OGS will also host special guests Leah Penniman, K. Rashid Nuri and Troy Hinke for the first time. Penniman is a Black Kreyol educator, farmer/peyizan, author, food justice activist and co-founder of Soul Fire Farm in Grafton, NY. On Friday, March 6, at 5:30 p.m., she will present the pre-conference lecture Farming While Black: African Diasporic Wisdom for Farming and Food Justice. Attendees will learn how to be part of the movement for food sovereignty and help build a food system based on justice, dignity and abundance for all members of the community.
“We are truly thrilled to bring Penniman to Asheville as she is marrying many of the things we love: justice, farming, women, land-rights, empowerment, liberation and community,” says OGS executive director Lee Warren. “This is a unique opportunity for us to come together to learn, engage and conspire for a better future.”
Nuri will teach the 90-minute workshop Growing Out Loud: The New American City. He draws on his extensive experience managing agricultural operations in the US and 35 countries in Europe, Asia and Africa to explore why the current paradigm of commercial agriculture is not sustainable. Participants will learn how small farms and urban agriculture can improve the future of the world’s food production, improve health outcomes and build strong communities.
In the all-day pre-conference workshop Healing Our Soils through Compost and Compost Tea: Safe & Natural Fertilizers, Hinke teaches students how to steward and regenerate the soil-food web through the use of amendments, compost and compost tea. He will also teach the 90-minute workshop Soil-Food Web, a condensed guide to promoting vigorous plants and sustainable profits through healthy soil.
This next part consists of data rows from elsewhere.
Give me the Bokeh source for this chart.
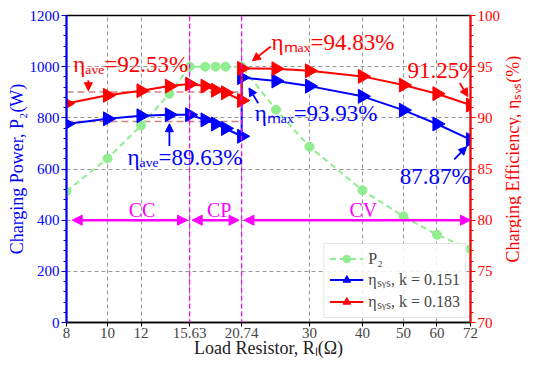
import math
from bokeh.plotting import figure
from bokeh.layouts import row
from bokeh.core.properties import value
from bokeh.models import (Range1d, LinearAxis, FixedTicker, Span, Arrow, NormalHead,
                          Label, Legend, LegendItem)
from bokeh.embed import file_html
from bokeh.resources import INLINE

# ---- data ----
x_ticks = [8, 10, 12, 15.63, 20.74, 30, 40, 50, 60, 72]
x_p2 = [8, 10, 12, 14, 15.63, 17, 18, 19, 20.74, 25, 30, 40, 50, 60, 72]
p2 = [513, 641, 770, 894, 1000, 1000, 1000, 1000, 1000, 832, 687, 517, 415, 343, 287]
x_eta = [8, 10, 12, 14, 15.63, 17, 18, 19, 20.74, 20.74, 25, 30, 40, 50, 60, 72]
eta_151 = [89.4, 89.9, 90.2, 90.3, 90.3, 89.8, 89.4, 88.96, 88.2,
           93.93, 93.6, 93.1, 92.1, 90.75, 89.4, 87.87]
eta_183 = [91.4, 92.2, 92.65, 93.1, 93.3, 93.1, 92.7, 92.45, 91.7,
           94.83, 94.8, 94.6, 94.05, 93.2, 92.36, 91.25]
eta_ave_151 = 89.63
eta_ave_183 = 92.53
bounds = [8, 15.63, 20.74, 72]
modes = ["CC", "CP", "CV"]
y2_title = "Charging Efficiency, ηₛᵧₛ(%)"

SERIF = "'Liberation Serif', serif"
BLUE = "#0000ff"
RED = "#ff0000"
GREEN = "#90ee90"
MAG = "#ff00ff"

W, H = 503, 360
p = figure(width=W, height=H, x_axis_type="log",
           x_range=Range1d(8, 72), y_range=Range1d(0, 1200),
           output_backend="svg", toolbar_location=None,
           min_border_left=66, min_border_right=31, min_border_top=15, min_border_bottom=38)
p.extra_y_ranges = {"eff": Range1d(70, 100)}
p.background_fill_color = "white"
p.border_fill_color = "white"
p.outline_line_color = "black"
p.outline_line_width = 1.5

# x axis
xa = p.xaxis[0]
xa.ticker = FixedTicker(ticks=x_ticks, minor_ticks=[])
xa.major_label_overrides = {t: (str(t)) for t in x_ticks}
xa.axis_label = "Load Resistor, Rₗ(Ω)"
xa.axis_label_text_font = SERIF
xa.axis_label_text_font_style = "normal"
xa.axis_label_text_font_size = "18px"
xa.axis_label_text_color = "#222222"
xa.major_label_text_font = SERIF
xa.major_label_text_font_size = "15px"
xa.axis_line_width = 1.5
xa.major_tick_in = 0
xa.major_tick_out = 4
xa.axis_label_standoff = -3
xa.major_label_standoff = 1

# left axis
ya = p.yaxis[0]
ya.ticker = FixedTicker(ticks=list(range(0, 1201, 200)),
                        minor_ticks=[v for v in range(0, 1201, 40) if v % 200])
ya.axis_label = "Charging Power, P₂(W)"
ya.axis_label_text_color = BLUE
ya.axis_label_text_font = SERIF
ya.axis_label_text_font_style = "normal"
ya.axis_label_text_font_size = "18px"
ya.major_label_text_font = SERIF
ya.major_label_text_font_size = "15px"
ya.major_label_text_color = BLUE
ya.axis_line_color = BLUE
ya.axis_line_width = 2
ya.major_tick_line_color = BLUE
ya.minor_tick_line_color = BLUE
ya.major_tick_in = 0
ya.major_tick_out = 5
ya.minor_tick_in = 0
ya.minor_tick_out = 3
ya.axis_label_standoff = 0
ya.major_label_standoff = 2

# right axis (ticks only; its title is drawn in the strip beside the plot)
ra = LinearAxis(y_range_name="eff",
                ticker=FixedTicker(ticks=list(range(70, 101, 5)),
                                   minor_ticks=[v for v in range(70, 101) if v % 5]))
ra.major_label_text_font = SERIF
ra.major_label_text_font_size = "15px"
ra.major_label_text_color = RED
ra.axis_line_color = RED
ra.axis_line_width = 2
ra.major_tick_line_color = RED
ra.minor_tick_line_color = RED
ra.major_tick_in = 0
ra.major_tick_out = 5
ra.minor_tick_in = 0
ra.minor_tick_out = 3
ra.major_label_standoff = 2
p.add_layout(ra, "right")

for g in (p.xgrid[0], p.ygrid[0]):
    g.grid_line_color = "#8c8c8c"
    g.grid_line_dash = "4 3"
    g.grid_line_width = 0.9

# mode boundaries
for b in bounds[1:3]:
    p.add_layout(Span(location=b, dimension="height", line_color=MAG,
                      line_dash="5 3", line_width=1.2))

# average lines
p.line([bounds[0], bounds[2]], [eta_ave_183] * 2, y_range_name="eff",
       line_color="#c87878", line_dash="7 4", line_width=1.5, line_alpha=0.9)
p.line([bounds[0], bounds[2]], [eta_ave_151] * 2, y_range_name="eff",
       line_color="#c87878", line_dash="7 4", line_width=1.5, line_alpha=0.9)

# P2
g_line = p.line(x_p2, p2, line_color=GREEN, line_dash="6 4", line_width=2)
g_pts = p.scatter(x_p2, p2, marker="circle", size=9, fill_color=GREEN, line_color=GREEN)

# efficiencies
b_line = p.line(x_eta, eta_151, y_range_name="eff", line_color=BLUE, line_width=2)
b_pts = p.scatter(x_eta, eta_151, y_range_name="eff", marker="triangle", size=14,
                  angle=-90, angle_units="deg", fill_color=BLUE, line_color=BLUE)
r_line = p.line(x_eta, eta_183, y_range_name="eff", line_color=RED, line_width=2)
r_pts = p.scatter(x_eta, eta_183, y_range_name="eff", marker="triangle", size=14,
                  angle=-90, angle_units="deg", fill_color=RED, line_color=RED)

# mode arrows
arrow_y = 400
gaps = [(8.25, 15.45), (15.85, 20.45), (21.0, 72)]
label_x = [12.06, 18.36, 40.2]
for (xs, xe), m, lx in zip(gaps, modes, label_x):
    p.add_layout(Arrow(x_start=xs, y_start=arrow_y, x_end=xe, y_end=arrow_y,
                       line_color=MAG, line_width=2.5,
                       start=NormalHead(size=10, fill_color=MAG, line_color=MAG),
                       end=NormalHead(size=10, fill_color=MAG, line_color=MAG)))
    p.add_layout(Label(x=lx, y=440, text=m, text_color=MAG, text_font=SERIF,
                       text_font_size="20px", text_align="center", text_baseline="middle"))

# annotations
ann = [
    ("ηₐᵥₑ=92.53%", RED, 8.30, 1008, 9.01, 947, 9.01, 906),
    ("ηₐᵥₑ=89.63%", BLUE, 11.15, 645, 14.0, 690, 14.0, 777),
    ("ηₘₐₓ=94.83%", RED, 24.4, 1094, 24.3, 1079, 22.0, 1023),
    ("ηₘₐₓ=93.93%", BLUE, 22.26, 815, 22.7, 857, 21.58, 917),
    ("91.25%", RED, 51.1, 985, 67.9, 936, 71.0, 883),
    ("87.87%", BLUE, 49.0, 570, 65.9, 638, 70.5, 687),
]
for txt, col, tx, ty, xs, ys, xe, ye in ann:
    p.add_layout(Label(x=tx, y=ty, text=txt, text_color=col, text_font=SERIF,
                       text_font_size="23px", text_baseline="middle"))
    p.add_layout(Arrow(x_start=xs, y_start=ys, x_end=xe, y_end=ye,
                       line_color=col, line_width=1.8,
                       end=NormalHead(size=8, fill_color=col, line_color=col)))

legend = Legend(items=[
    LegendItem(label="P₂", renderers=[g_line, g_pts]),
    LegendItem(label="ηₛᵧₛ, k = 0.151", renderers=[b_line, b_pts]),
    LegendItem(label="ηₛᵧₛ, k = 0.183", renderers=[r_line, r_pts]),
], location="bottom_right")
legend.label_text_font = SERIF
legend.label_text_font_size = "16px"
legend.border_line_color = "#cccccc"
legend.background_fill_alpha = 0.85
legend.glyph_width = 34
legend.spacing = 0
legend.padding = 5
legend.margin = 4
legend.label_height = 19
legend.glyph_height = 19
p.add_layout(legend)

# strip holding the right-hand axis title, reading bottom to top
SW = 18
strip = figure(width=SW, height=H, x_range=Range1d(0, SW), y_range=Range1d(0, H),
               output_backend="svg", toolbar_location=None, min_border=0,
               x_axis_location=None, y_axis_location=None)
strip.outline_line_color = None
strip.grid.visible = False
strip.background_fill_color = "white"
strip.border_fill_color = "white"
strip.text(x=[SW / 2], y=[H - (15 + (H - 15 - 38) / 2)], text=[y2_title],
           angle=math.pi / 2, text_align="center", text_baseline="middle",
           text_font=value(SERIF), text_font_size="18px", text_color=RED)

layout = row(p, strip)
open("out.html", "w").write(file_html(layout, INLINE))
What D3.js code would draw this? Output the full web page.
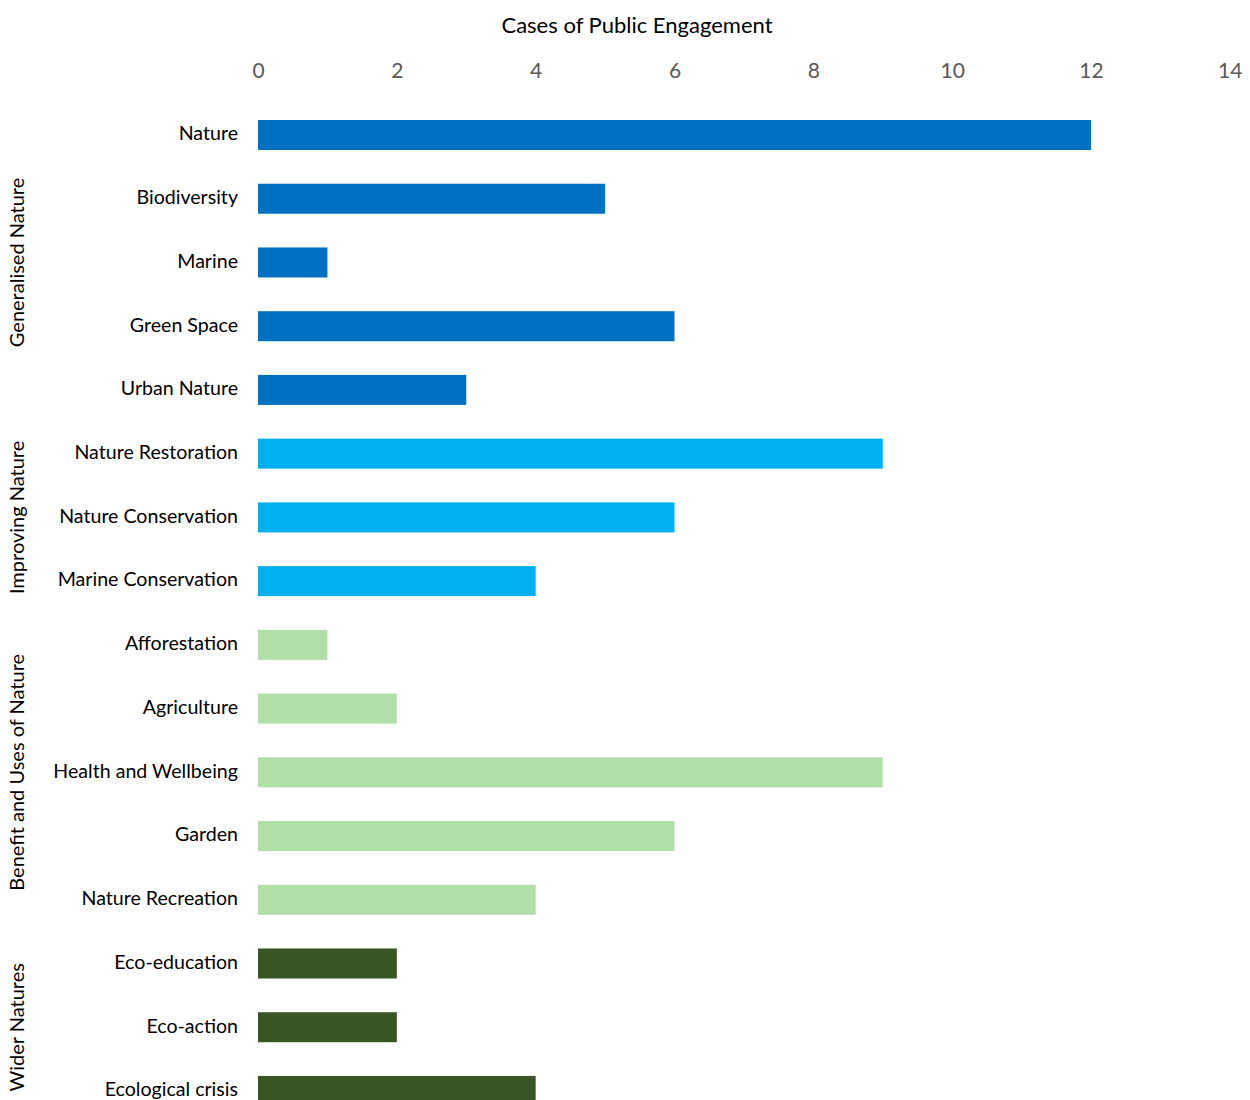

Other Spring Conference activities include a Saturday Social, seed exchange and exhibits from more than 50 businesses, non-profit organizations and experts sharing knowledge and selling their wares.
“OGS is so grateful to be such an integral part of this incredible WNC community, now and for the last 27 years,” says Warren. “We hear all the time from participants that the Spring Conference is like being with extended family every year and that networking is one of the most important aspects of the annual event.”